The paradox of masculinity
Apparently, these John Waynes of 2024 have made workouts and nicotine pouches the new symbols of their manhood and have decided that physical exercise is the best way to reclaim their masculinity. “The cult of the body has always been a classic value of masculinity that commodifies men, either by militarizing them or putting them to work with their bodies,” Manuel Gare, author of Macho, an essay-memoir on masculinity that transits the world of sports, work culture, success, failure, and the silences of men, explains to EL PAÍS. “If we add to work and war the physical power of sport, we have the three pillars on which men have historically been given meaning in our societies. But now men no longer occupy all the positions of power and their relationship with the other sex has changed. For some it is a liberation, but for others what remains is a feeling of emptiness and of failing. Faced with this lack of answers, many return to the body.”
When asked about the curious link between stimulants, adrenaline and masculinity, Gare admits that he thinks it’s an amusing contradiction. “It involves assuming that you’re not a complete man and that you need supplements and external agents to prove that, indeed, you are.

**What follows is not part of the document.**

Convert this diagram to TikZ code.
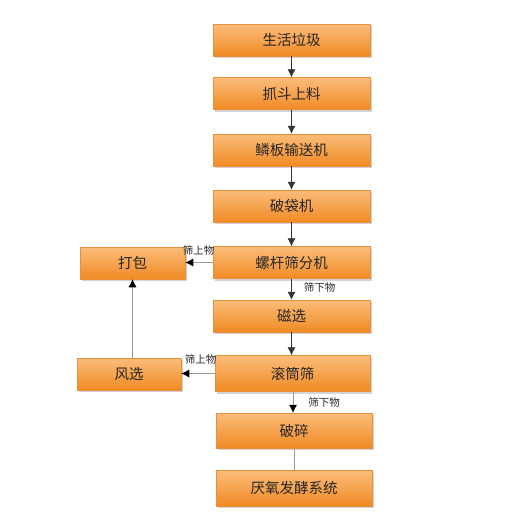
\documentclass[tikz,border=0pt]{standalone}
\usepackage{fontspec}
\setmainfont{Noto Sans CJK SC}
\usetikzlibrary{arrows.meta,shadows}
\definecolor{boxtop}{HTML}{FBBD7A}
\definecolor{boxbot}{HTML}{F08A24}
\definecolor{boxedge}{HTML}{E8913A}
\definecolor{txt}{HTML}{262626}
\tikzset{
  proc/.style={draw=boxedge, line width=0.5pt, top color=boxtop, bottom color=boxbot,
    minimum width=157pt, minimum height=32pt, inner sep=0pt, text=txt,
    font=\fontsize{14.5}{16}\selectfont,
    drop shadow={shadow xshift=2pt, shadow yshift=-2pt, opacity=0.35, fill=gray}},
  flow/.style={draw=black!80, line width=0.6pt, -{Latex[length=8pt,width=8pt]}},
  side/.style={draw=gray!80, line width=0.6pt, -{Latex[length=8pt,width=8pt,color=black]}},
  plain/.style={draw=gray!80, line width=0.6pt},
  lbl/.style={font=\fontsize{10.5}{11}\selectfont, text=txt, inner sep=0pt}
}
\begin{document}
\begin{tikzpicture}[x=1pt,y=-1pt]
\useasboundingbox (0,0) rectangle (521,512);
\node[proc] (a) at (291.5,40) {生活垃圾};
\node[proc] (b) at (291.5,93.5) {抓斗上料};
\node[proc] (c) at (291.5,150) {鳞板输送机};
\node[proc] (d) at (291.5,206) {破袋机};
\node[proc] (e) at (291.5,262.5) {螺杆筛分机};
\node[proc, minimum width=105pt] (pack) at (132.5,263) {打包};
\node[proc] (f) at (291.5,316) {磁选};
\node[proc, minimum width=155pt, minimum height=36pt] (g) at (292.5,373.5) {滚筒筛};
\node[proc, minimum width=104pt] (wind) at (129,374) {风选};
\node[proc, minimum width=156pt, minimum height=35pt] (h) at (294,430.5) {破碎};
\node[proc, minimum width=156pt, minimum height=36pt] (i) at (294,488) {厌氧发酵系统};

\draw[flow] (a) -- (b);
\draw[flow] (b) -- (c);
\draw[flow] (c) -- (d);
\draw[flow] (d) -- (e);
\draw[flow] (e) -- (f);
\draw[flow] (f.south) -- (f.south |- g.north);
\draw[side] (g.south -| h.north) ++(-1,0) coordinate (gs) -- (gs |- h.north);
\draw[plain] (h) -- (i);
\draw[side] (e.west) -- (pack.east |- e.west);
\draw[side] (g.west) -- (wind.east |- g.west);
\draw[side] (pack.south |- wind.north) -- (pack.south);

\node[lbl] (l1) at (198.5,250.5) {筛上物};
\node[lbl] (l2) at (319.5,287.5) {筛下物};
\node[lbl] (l3) at (200.5,359) {筛上物};
\node[lbl] (l4) at (324,402) {筛下物};
\end{tikzpicture}
\end{document}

It’s the eternal paradox of masculinity: exaggerating our manhood to the extreme and constantly proving to others that we are men, while living in fear of not being man enough,” he says.
Pescador Albiach stresses that the traditional, toxic model of masculinity is based on power, strength, and “putting up with everything. Those natural and artificial stimulants grant the illusion of being able to power through everything, but it’s a fantasy. We know that it is not the man who can withstand the most who is more powerful, but the one who knows his emotions and weaknesses the better. These cyber-misogynists unconsciously propose the opposite.”

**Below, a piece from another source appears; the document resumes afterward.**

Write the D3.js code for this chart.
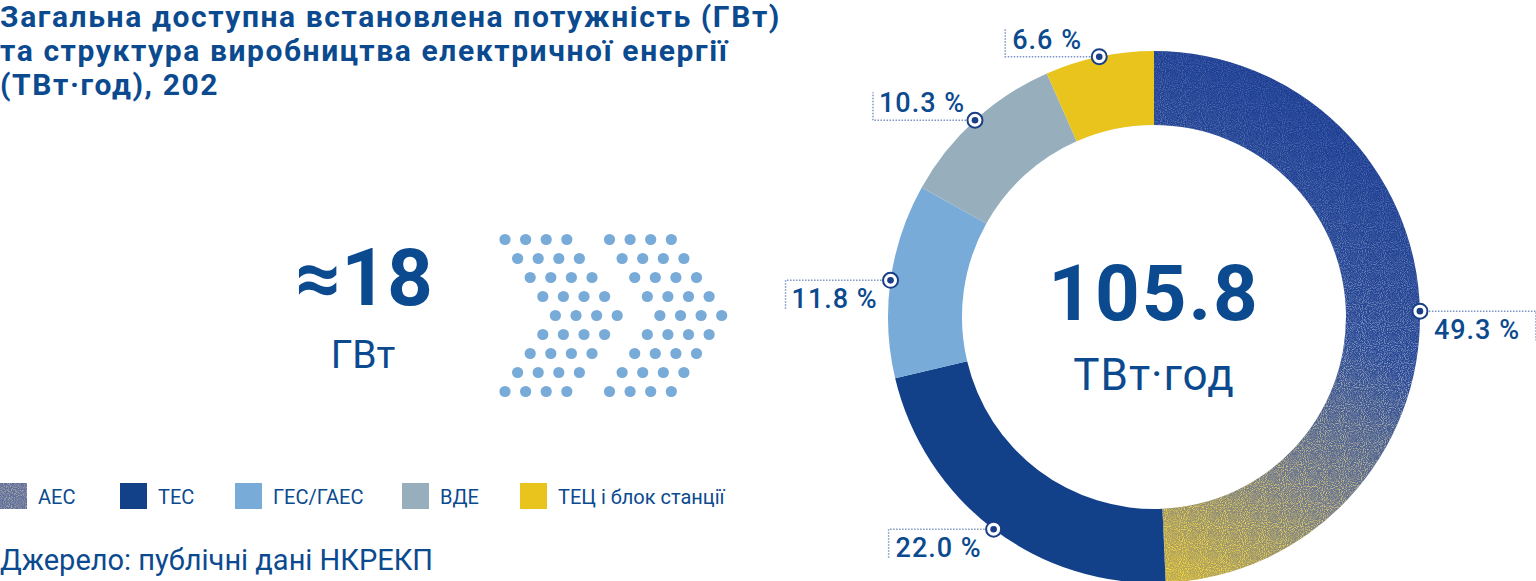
<!DOCTYPE html>
<html>
<head>
<meta charset="utf-8">
<script src="https://cdn.jsdelivr.net/npm/d3@7"></script>
<style>
  body { margin: 0; background: #fff; }
  svg { display: block; }
</style>
</head>
<body>
<svg id="chart" width="1536" height="581"></svg>
<script>
// data
const titleLines = ['Загальна доступна встановлена потужність (ГВт)',
  'та структура виробництва електричної енергії',
  '(ТВт·год), 202']
const categories = ['АЕС', 'ТЕС', 'ГЕС/ГАЕС', 'ВДЕ', 'ТЕЦ і блок станції']
const shares = [49.3, 22.0, 11.8, 10.3, 6.6]
const capacityValue = '≈18'
const capacityUnit = 'ГВт'
const generationValue = '105.8'
const generationUnit = 'ТВт·год'
const sourceText = 'Джерело: публічні дані НКРЕКП'
// chevron of dots: row shift (in steps) for each of the rows
const chevronRows = [0, 1, 2, 3, 4, 3, 2, 1, 0]

const darkBlue = '#0b4a8f'
const sliceColors = ['url(#aesBase)', '#12418a', '#79abd8', '#97aebc', '#e8c41c']

const svg = d3.select('#chart')
const defs = svg.append('defs')

const cx = 1154, cy = 317, outerR = 266, innerR = 192

// АЕС: blue base and a grain layer fading into yellow along the arc
// (coordinates are relative to the donut centre, the paths are translated)
function gradient (id, stops) {
  const g = defs.append('linearGradient').attr('id', id)
    .attr('gradientUnits', 'userSpaceOnUse')
    .attr('x1', 250).attr('y1', -170).attr('x2', 10).attr('y2', 250)
  stops.forEach(s => g.append('stop').attr('offset', s[0]).attr('stop-color', s[1]).attr('stop-opacity', s[2]))
}
gradient('aesBase', [[0, '#1e3e93', 1], [0.4, '#2a4a96', 1], [0.72, '#6f7890', 1], [1, '#bba955', 1]])
gradient('aesGrain', [[0, '#6a86c2', 0.35], [0.4, '#aebcd6', 0.65], [0.72, '#e0cd70', 0.85], [1, '#f4d83a', 1]])

const grain = defs.append('filter').attr('id', 'grain')
  .attr('x', 0).attr('y', 0).attr('width', 1).attr('height', 1)
grain.append('feTurbulence').attr('type', 'fractalNoise').attr('baseFrequency', 0.95)
  .attr('numOctaves', 1).attr('seed', 4).attr('result', 'noise')
grain.append('feColorMatrix').attr('in', 'noise').attr('type', 'matrix')
  .attr('values', '0 0 0 0 0  0 0 0 0 0  0 0 0 0 0  4 0 0 0 -1.8').attr('result', 'mask')
grain.append('feComposite').attr('in', 'SourceGraphic').attr('in2', 'mask').attr('operator', 'in')

// title
svg.append('g').selectAll('text')
  .data(titleLines)
  .enter().append('text')
  .attr('x', 0)
  .attr('y', (d, i) => 27 + i * 34)
  .attr('fill', darkBlue)
  .style('font-family', 'Roboto, sans-serif')
  .style('font-weight', 700)
  .style('font-size', '30px')
  .style('letter-spacing', '1.6px')
  .text(d => d)

// capacity
svg.append('text').attr('x', 364).attr('y', 305).attr('text-anchor', 'middle')
  .attr('fill', darkBlue)
  .style('font-family', 'Roboto, sans-serif').style('font-weight', 700).style('font-size', '80px')
  .text(capacityValue)
svg.append('text').attr('x', 363).attr('y', 368).attr('text-anchor', 'middle')
  .attr('fill', darkBlue)
  .style('font-family', 'Roboto, sans-serif').style('font-size', '39px')
  .text(capacityUnit)

// dots arrow
const rowY = d3.scaleLinear().domain([0, chevronRows.length - 1]).range([239.5, 391.5])
const dots = []
chevronRows.forEach((shift, r) => {
  for (let c = 0; c < 2; c++) {
    for (let k = 0; k < 4; k++) {
      dots.push({ x: 505 + shift * 12.6 + c * 104.5 + k * 20.6, y: rowY(r) })
    }
  }
})
svg.append('g').selectAll('circle')
  .data(dots)
  .enter().append('circle')
  .attr('cx', d => d.x).attr('cy', d => d.y).attr('r', 5.6)
  .attr('fill', '#79abd8')

// donut
const pie = d3.pie().sort(null).value(d => d)
const arcs = pie(shares)
const arc = d3.arc().innerRadius(innerR).outerRadius(outerR)

const donut = svg.append('g').attr('transform', `translate(${cx},${cy})`)
donut.selectAll('path.slice')
  .data(arcs)
  .enter().append('path')
  .attr('class', 'slice')
  .attr('d', arc)
  .attr('fill', (d, i) => sliceColors[i])
// grain on the АЕС slice
donut.append('path')
  .attr('d', arc(arcs[0]))
  .attr('fill', 'url(#aesGrain)')
  .attr('filter', 'url(#grain)')

// center text
svg.append('text').attr('x', cx).attr('y', 320).attr('text-anchor', 'middle')
  .attr('fill', darkBlue)
  .style('font-family', 'Roboto, sans-serif').style('font-weight', 700).style('font-size', '78px')
  .style('letter-spacing', '2px')
  .text(generationValue)
svg.append('text').attr('x', cx).attr('y', 390).attr('text-anchor', 'middle')
  .attr('fill', darkBlue)
  .style('font-family', 'Roboto, sans-serif').style('font-size', '44px')
  .style('letter-spacing', '1px')
  .text(generationUnit)

// labels: marker on the outer edge at the middle of each slice
const labelLayout = [
  { lineDx: 116, textDx: 14, below: true },
  { lineDx: -105, textDx: -98, below: true },
  { lineDx: -105, textDx: -99, below: true },
  { lineDx: -102, textDx: -96, below: false },
  { lineDx: -94, textDx: -87, below: false }
]
const pct = d3.format('.1f')
const labels = svg.append('g')
arcs.forEach((d, i) => {
  const a = (d.startAngle + d.endAngle) / 2
  const mx = cx + outerR * Math.sin(a)
  const my = cy - outerR * Math.cos(a)
  const L = labelLayout[i]
  const vx = mx + L.lineDx
  const vy = L.below ? my + 29 : my - 28
  labels.append('path')
    .attr('d', `M${mx},${my}H${vx}V${vy}`)
    .attr('fill', 'none')
    .attr('stroke', '#7d95c2')
    .attr('stroke-width', 1.5)
    .attr('stroke-dasharray', '1.5,1.5')
  labels.append('text')
    .attr('x', mx + L.textDx)
    .attr('y', L.below ? my + 28 : my - 8)
    .attr('fill', darkBlue)
    .style('font-family', 'Roboto, sans-serif').style('font-weight', 500).style('font-size', '27px')
    .style('letter-spacing', '1px')
    .text(pct(shares[i]) + ' %')
  labels.append('circle').attr('cx', mx).attr('cy', my).attr('r', 7.5)
    .attr('fill', '#fff').attr('stroke', '#1a3f86').attr('stroke-width', 2)
  labels.append('circle').attr('cx', mx).attr('cy', my).attr('r', 3.3)
    .attr('fill', '#1a3f86')
})

// legend
const legendX = [0, 120, 235, 402, 520]
const legend = svg.append('g').selectAll('g')
  .data(categories)
  .enter().append('g')
  .attr('transform', (d, i) => `translate(${legendX[i]},483)`)
legend.append('rect').attr('width', 27).attr('height', 26)
  .attr('fill', (d, i) => i === 0 ? '#5f6f9f' : sliceColors[i])
legend.filter((d, i) => i === 0).append('rect').attr('width', 27).attr('height', 26)
  .attr('fill', '#a8a8a0').attr('filter', 'url(#grain)')
legend.append('text').attr('x', 38).attr('y', 21)
  .attr('fill', darkBlue)
  .style('font-family', 'Roboto, sans-serif').style('font-size', '20px')
  .text(d => d)

// source
svg.append('text').attr('x', 0).attr('y', 570)
  .attr('fill', darkBlue)
  .style('font-family', 'Roboto, sans-serif').style('font-size', '29px')
  .text(sourceText)
</script>
</body>
</html>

When the U.S. TV channel MSNBC posted on X that “the far right’s obsession with fitness is going digital,” Elon Musk responded that “MSNBC thinks you’re a nazi if you work out.” In this attempt to politicize sport as well, studies have emerged such as one published by Brunel University (London), which pointed out that muscular men tend to be less supportive of economic and social equality.
The Vox article talks about how the latest vision of masculinity demands that men look attractive and fit, but they should also be able to perform any activity with productivity, energy, and efficiency. “This is mascuzynity: Instead of being stoic and silent, it’s about hustling, working out, and relentless self-improvement. Even the partying is optimized. The new model of masculinity focuses intently on what men put into their bodies — the ‘nicotine, protein, caffeine, and creatine’ of it all,” writes journalist Anna North.
“This idea answers to the terrible neoliberal slogan of ‘be the best version of yourself,’ or what amounts to the same thing: be the best, the one who competes and wins. Don’t let your guard down, always surpass yourself and be more and better than the others; more manly, more macho, more virile, triumphant... And that is displayed to the world with a six pack and biceps,” says Pescador Albiach.